So I made a python phonebook program which allows the user to add contacts, change contact info, delete contacts, etc. and write this data to a text file which I can read from every time the program is opened again and get existing contact data. However, in my program, I write to the text file in a very specific manner so I know what the format is and I can set it up to be read very easily. Since it is all formatted in a very specific manner, I want to prevent the user from opening the file and accidentally messing the data up with even just a simple space. How can I do this?
I want to prevent the user from opening the file and accidentally messing the data up...
I will advise you not to prevent users from accessing their own files.
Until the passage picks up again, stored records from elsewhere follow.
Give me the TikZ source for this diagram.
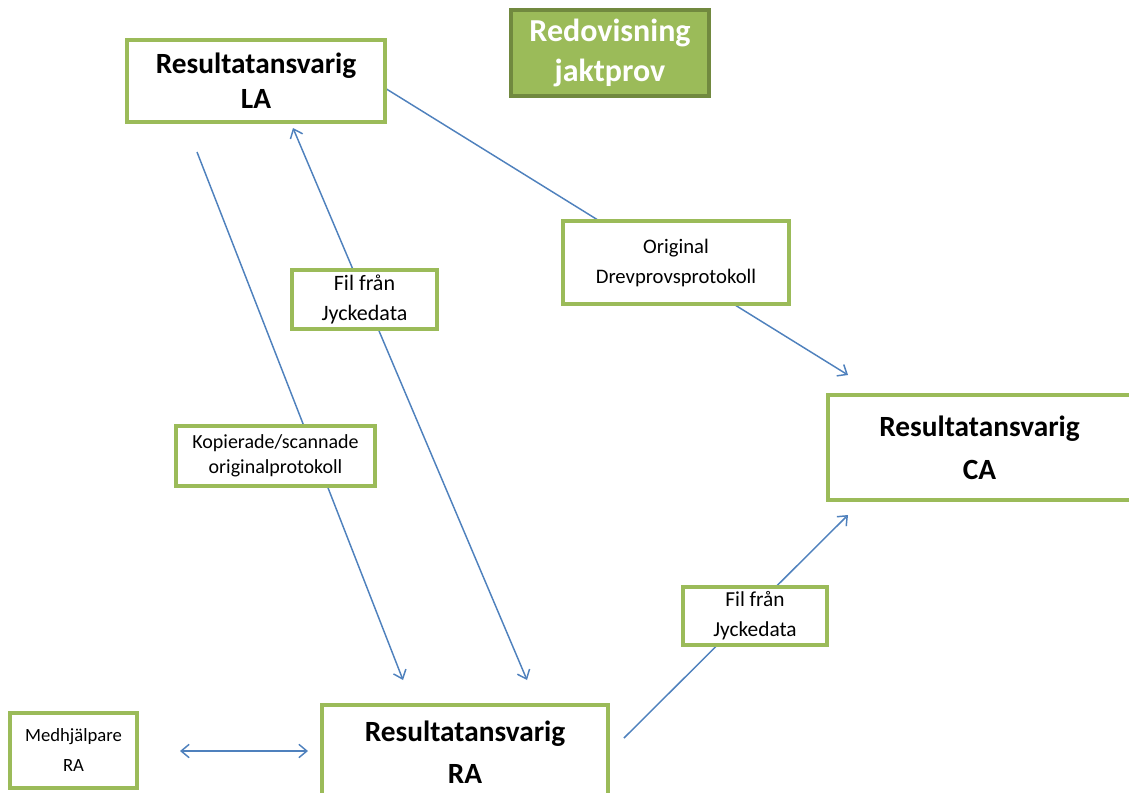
\documentclass[tikz,border=0pt]{standalone}
\usepackage{fontspec}
\setmainfont{Carlito}
\usetikzlibrary{arrows.meta}
\usetikzlibrary{backgrounds}
\definecolor{boxgreen}{HTML}{9BBB59}
\definecolor{darkgreen}{HTML}{71893F}
\definecolor{flowblue}{HTML}{4F81BD}
\tikzset{%
  role/.style = {rectangle,draw=boxgreen,line width=2.6pt,fill=white,
        align=center,inner sep=0pt,
        font=\bfseries\fontsize{22}{26}\selectfont},
  doc/.style = {rectangle,draw=boxgreen,line width=2.3pt,fill=white,
        align=center,inner sep=0pt,
        font=\fontsize{16}{22.5}\selectfont},
  heading/.style = {rectangle,draw=darkgreen,line width=2.4pt,fill=boxgreen,
        align=center,inner sep=0pt,text=white,
        font=\bfseries\fontsize{24}{30}\selectfont},
  flow/.style = {draw=flowblue,line width=1.1pt,
        -{Straight Barb[length=6pt,width=10pt]}},
  twoway/.style = {draw=flowblue,line width=1.1pt,
        {Straight Barb[length=6pt,width=10pt]}-{Straight Barb[length=6pt,width=10pt]}}
}
\begin{document}
\begin{tikzpicture}[x=0.75pt,y=-0.75pt]
    \useasboundingbox (0,0) rectangle (1129,793);
    \clip (0,0) rectangle (1129,793);
    % roles
    \node[heading,minimum width=148.5pt,minimum height=64.5pt] (title) at (610,53) {Redovisning\\jaktprov};
    \node[role,minimum width=193.5pt,minimum height=61.5pt] (la) at (256,81) {Resultatansvarig\\LA};
    \node[role,minimum width=227.25pt,minimum height=78.75pt,font=\bfseries\fontsize{22}{32}\selectfont] (ca) at (979.5,447.5) {Resultatansvarig\\CA};
    \node[role,minimum width=214.5pt,minimum height=71.25pt,font=\bfseries\fontsize{22}{31.5}\selectfont] (ra) at (465,752.5) {Resultatansvarig\\RA};
    \node[doc,minimum width=95.25pt,minimum height=56.25pt,font=\fontsize{14}{22.5}\selectfont] (med) at (73.5,750.5) {Medhjälpare\\RA};
    % documents on the arrows
    \node[doc,minimum width=169.5pt,minimum height=62.25pt,font=\fontsize{15.5}{22.5}\selectfont] (orig) at (676,262.5) {Original\\Drevprovsprotokoll};
    \node[doc,minimum width=108.75pt,minimum height=44.25pt,font=\fontsize{16.5}{22.5}\selectfont] (filtop) at (364.5,299.5) {Fil från\\Jyckedata};
    \node[doc,minimum width=149.25pt,minimum height=45pt,font=\fontsize{15}{19}\selectfont] (kopia) at (275.5,456) {Kopierade/scannade\\originalprotokoll};
    \node[doc,minimum width=108pt,minimum height=43.5pt] (filbot) at (755,616) {Fil från\\Jyckedata};
    % free ends of the arrows
    \coordinate (la-out) at (197,152);
    \coordinate (la-in) at (293,128);
    \coordinate (la-right) at (380,85);
    \coordinate (ra-in1) at (403,680);
    \coordinate (ra-in2) at (527,680);
    \coordinate (ra-right) at (624,738);
    \coordinate (ra-left) at (308,751);
    \coordinate (med-right) at (180,751);
    \coordinate (ca-in1) at (848,375);
    \coordinate (ca-in2) at (848,515);
    \begin{scope}[on background layer]
        \draw[flow] (la-out) -- (ra-in1);
        \draw[twoway] (la-in) -- (ra-in2);
        \draw[flow] (la-right) -- (ca-in1);
        \draw[flow] (ra-right) -- (ca-in2);
        \draw[twoway] (med-right) -- (ra-left);
    \end{scope}
\end{tikzpicture}
\end{document}
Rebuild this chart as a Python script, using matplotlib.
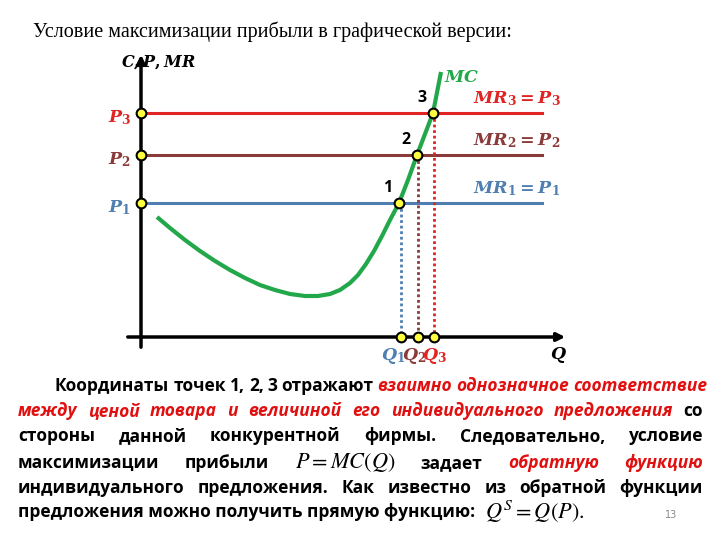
import matplotlib
matplotlib.use('Agg')
import matplotlib.pyplot as plt

plt.rcParams['mathtext.fontset'] = 'custom'
plt.rcParams['mathtext.it'] = 'DejaVu Serif:italic:bold'
plt.rcParams['mathtext.rm'] = 'DejaVu Serif:bold'
plt.rcParams['mathtext.bf'] = 'DejaVu Serif:bold'

# координаты в пикселях слайда (ось y направлена вниз)
axis_x, axis_y = 141, 337
price_levels = [203, 155, 113]          # P1, P2, P3
line_colors = ['#4f7fb0', '#8b3a3a', '#e02424']
line_end = 542
q_points = [399, 417, 433]              # точки 1, 2, 3 на MC
q_axis = [401, 418, 434]                # Q1, Q2, Q3
mc_x = [157, 170, 185, 200, 215, 230, 245, 260, 275, 290, 305, 318, 330, 340,
        350, 358, 366, 374, 382, 390, 399, 408, 417, 425, 433, 441]
mc_y = [217, 228, 240, 251, 261, 270, 278, 285, 290, 294, 296, 296, 294, 290,
        283, 275, 264, 251, 236, 220, 203, 180, 155, 134, 113, 72]

fig = plt.figure(figsize=(7.2, 5.4), dpi=100)
ax = fig.add_axes([0, 0, 1, 1])
ax.set_xlim(0, 720)
ax.set_ylim(540, 0)
ax.axis('off')

ax.text(33, 32, 'Условие максимизации прибыли в графической версии:',
        fontsize=14.5, family='Liberation Serif', va='center')

# оси
ax.annotate('', xy=(axis_x, 52), xytext=(axis_x, 350),
            arrowprops=dict(arrowstyle='-|>', lw=2.5, color='black', mutation_scale=12))
ax.annotate('', xy=(568, axis_y), xytext=(125, axis_y),
            arrowprops=dict(arrowstyle='-|>', lw=2.5, color='black', mutation_scale=12))
ax.text(121, 62, r'$C,P,MR$', fontsize=11.5, va='center')
ax.text(550, 355, r'$Q$', fontsize=12.5, va='center')

# ценовые линии
for i in range(3):
    ax.plot([axis_x, line_end], [price_levels[i]] * 2, color=line_colors[i], lw=2.2, zorder=2)
    ax.plot([q_axis[i], q_axis[i]], [price_levels[i], axis_y], color=line_colors[i],
            lw=2, ls=(0, (1, 1)), zorder=2)
    ax.text(108, price_levels[i] + 5, r'$P_%d$' % (i + 1), color=line_colors[i],
            fontsize=12.5, va='center')
    ax.text(473, price_levels[i] - 14, r'$MR_%d = P_%d$' % (i + 1, i + 1),
            color=line_colors[i], fontsize=12.5, va='center')
    ax.text(q_points[i] - 11, price_levels[i] - 15, str(i + 1), fontsize=11.5,
            family='Open Sans', fontweight='bold', ha='center', va='center')
    ax.text(q_axis[i] - 8 + i * 4, 356, r'$Q_%d$' % (i + 1), color=line_colors[i],
            fontsize=12.5, ha='center', va='center')

ax.plot(mc_x, mc_y, color='#22a84a', lw=3, zorder=3, solid_capstyle='butt')
ax.text(444, 77, r'$MC$', color='#22a84a', fontsize=12.5, va='center')

mk = dict(marker='o', ms=7, mfc='#ffff40', mec='black', mew=1.5, ls='none', zorder=5)
ax.plot([axis_x] * 3, price_levels, **mk)
ax.plot(q_points, price_levels, **mk)
ax.plot(q_axis, [axis_y] * 3, **mk)

# текст слайда
R = '#e01010'
lines = [
    (386, 55, True, [('Координаты', 'k', 0), ('точек', 'k', 0), ('1,', 'k', 0), ('2,', 'k', 0),
                     ('3', 'k', 0), ('отражают', 'k', 0), ('взаимно', R, 1), ('однозначное', R, 1),
                     ('соответствие', R, 1)]),
    (411, 18, True, [(w, R, 1) for w in 'между ценой товара и величиной его индивидуального предложения'.split()]
     + [('со', 'k', 0)]),
    (436, 18, True, [(w, 'k', 0) for w in 'стороны данной конкурентной фирмы. Следовательно, условие'.split()]),
    (463, 18, True, [('максимизации', 'k', 0), ('прибыли', 'k', 0), (r'$P = MC(Q)$', 'k', 2),
                     ('задает', 'k', 0), ('обратную', R, 1), ('функцию', R, 1)]),
    (488, 18, True, [(w, 'k', 0) for w in 'индивидуального предложения. Как известно из обратной функции'.split()]),
    (512, 18, False, [('предложения можно получить прямую функцию:', 'k', 0), (r'$Q^S = Q(P).$', 'k', 2)]),
]
right = 703
renderer = fig.canvas.get_renderer()
for y, left, justify, toks in lines:
    objs = []
    for t, c, st in toks:
        if st == 2:
            o = ax.text(0, y, t, color=c, fontsize=16, math_fontfamily='stix', va='center')
        else:
            o = ax.text(0, y, t, color=c, fontsize=12.5, family='Open Sans', fontweight='bold',
                        fontstyle='italic' if st else 'normal', va='center')
        objs.append(o)
    widths = [o.get_window_extent(renderer).width for o in objs]
    gap = (right - left - sum(widths)) / (len(objs) - 1) if justify else 10
    gap = max(gap, 4)
    x = left
    for o, w in zip(objs, widths):
        o.set_x(x)
        x += w + gap

ax.text(665, 515, '13', fontsize=7, color='#888888', va='center')

fig.savefig('out.png', dpi=100)
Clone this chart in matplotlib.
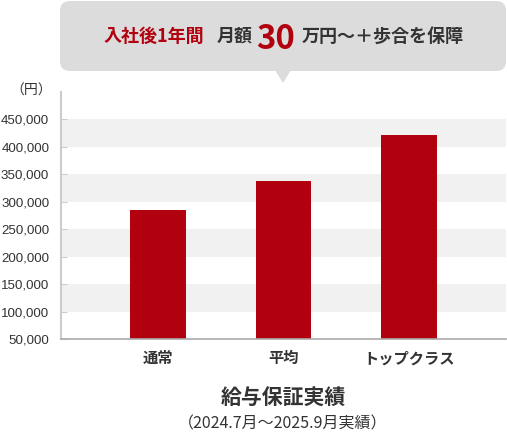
import matplotlib
matplotlib.use('Agg')
import matplotlib.pyplot as plt
from matplotlib.patches import FancyBboxPatch, Polygon
from matplotlib.ticker import FuncFormatter

plt.rcParams['font.family'] = ['Noto Sans CJK JP', 'DejaVu Sans']

# Data
categories = ['通常', '平均', 'トップクラス']
salaries = [285000, 338000, 421000]
y_ticks = [50000, 100000, 150000, 200000, 250000, 300000, 350000, 400000, 450000]
band_ranges = [(100000, 150000), (200000, 250000), (300000, 350000), (400000, 450000)]

bar_color = '#b1000e'
text_color = '#333333'
W, H = 507, 433

fig = plt.figure(figsize=(W / 100, H / 100), dpi=100)
ax = fig.add_axes([61 / W, (H - 339) / H, (506 - 61) / W, (339 - 92) / H])

# Gray bands
for lo, hi in band_ranges:
    ax.axhspan(lo, hi, color='#f1f1f1', zorder=0, lw=0)

x = range(len(categories))
ax.bar(x, salaries, width=0.446, color=bar_color, zorder=2)

ax.set_xlim(-0.773, 2.773)
ax.set_ylim(50000, 500000)
ax.set_yticks(y_ticks)
ax.yaxis.set_major_formatter(FuncFormatter(lambda v, p: f'{int(v):,}'))
ax.set_xticks(list(x))
ax.set_xticklabels(categories, fontsize=11, fontweight='bold', color=text_color)
ax.tick_params(axis='x', length=0, pad=8)
ax.tick_params(axis='y', direction='in', length=4.5, color='#cccccc', pad=8.5,
               labelsize=9.6, labelcolor=text_color)
for lbl in ax.get_yticklabels():
    lbl.set_family(['Liberation Sans', 'DejaVu Sans'])

for s in ['top', 'right']:
    ax.spines[s].set_visible(False)
ax.spines['left'].set_color('#cccccc')
ax.spines['left'].set_linewidth(1.5)
ax.spines['bottom'].set_color('#aaaaaa')
ax.spines['bottom'].set_linewidth(1.2)

# Overlay in pixel coordinates for bubble and captions
ov = fig.add_axes([0, 0, 1, 1], zorder=5)
ov.set_xlim(0, W)
ov.set_ylim(H, 0)
ov.axis('off')
ov.patch.set_visible(False)

bubble_color = '#dcdcdc'
ov.add_patch(FancyBboxPatch((60, 1), 446, 70, boxstyle='round,pad=0,rounding_size=10',
                            fc=bubble_color, ec='none'))
ov.add_patch(Polygon([(275, 70), (291, 70), (283, 83)], closed=True,
                     fc=bubble_color, ec='none'))

ov.text(104, 42, '入社後1年間', fontsize=13, fontweight='bold', color=bar_color,
        ha='left', va='baseline')
ov.text(217, 42, '月額', fontsize=13, fontweight='bold', color=text_color,
        ha='left', va='baseline')
ov.text(256, 49, '30', fontsize=23.6, fontweight='bold', color=bar_color,
        ha='left', va='baseline')
ov.text(302, 42, '万円〜＋歩合を保障', fontsize=13, fontweight='bold', color=text_color,
        ha='left', va='baseline')

ov.text(52, 91, '（円）', fontsize=10, color=text_color, ha='right', va='center')

ov.text(283, 398, '給与保証実績', fontsize=15, fontweight='bold', color=text_color,
        ha='center', va='center')
ov.text(283, 424, '（2024.7月～2025.9月実績）', fontsize=11.5, color=text_color,
        ha='center', va='center')

fig.savefig('out.png', dpi=100)
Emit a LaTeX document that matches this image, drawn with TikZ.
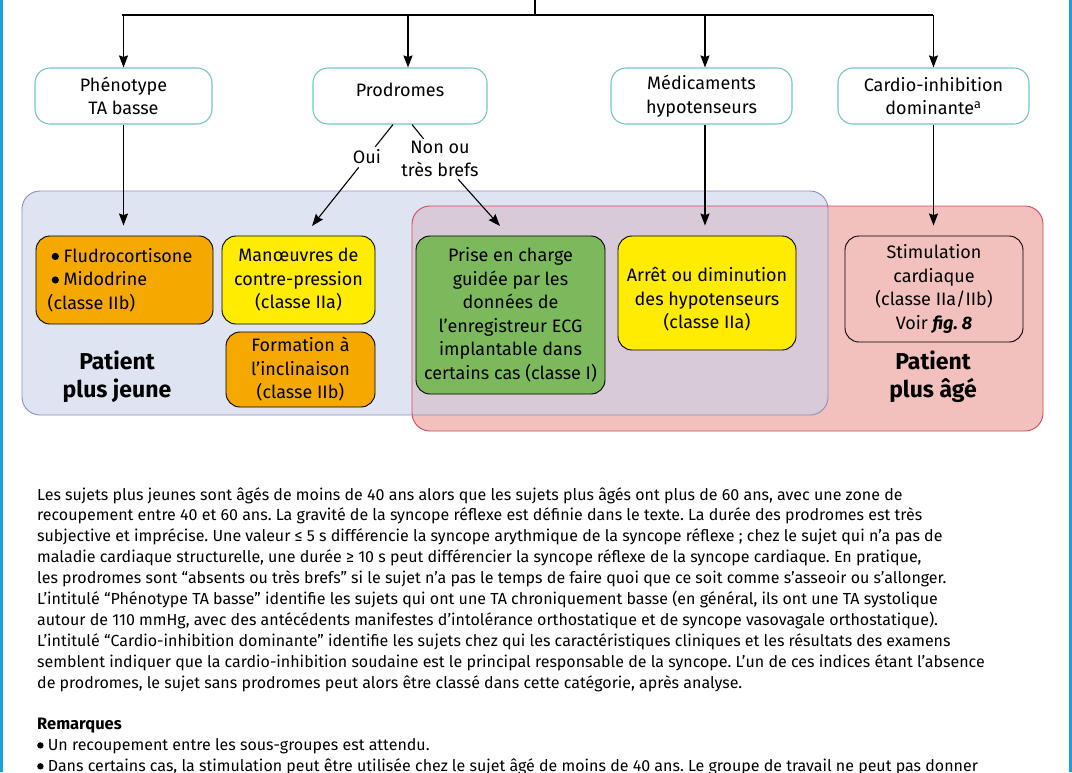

Messing with file permissions might result in some rogue files that the user won't be able to get rid of. Trust your user. If they delete or edit a sensitive file, it is their fault. Think of it this way - you have plenty of software installed on your own computer, but how often do you open them in an editor and make some damaging changes? Even if you do edit these files, does the application developer prevent you from doing so?
If you do intent to allow users to change/modify that file give them a good documentation on how to do it. This is the most apt thing to do. Also, make a backup file during run-time (see tempfile below) as an added layer of safety. Backups are almost always a good idea.
However, you can take some precautions to hide that data, so that users can't accidentally open them in an editor by double-clicking on it. There are plenty of options to do this including
Creating a binary file in a custom format
Zipping the text file using zipfile module.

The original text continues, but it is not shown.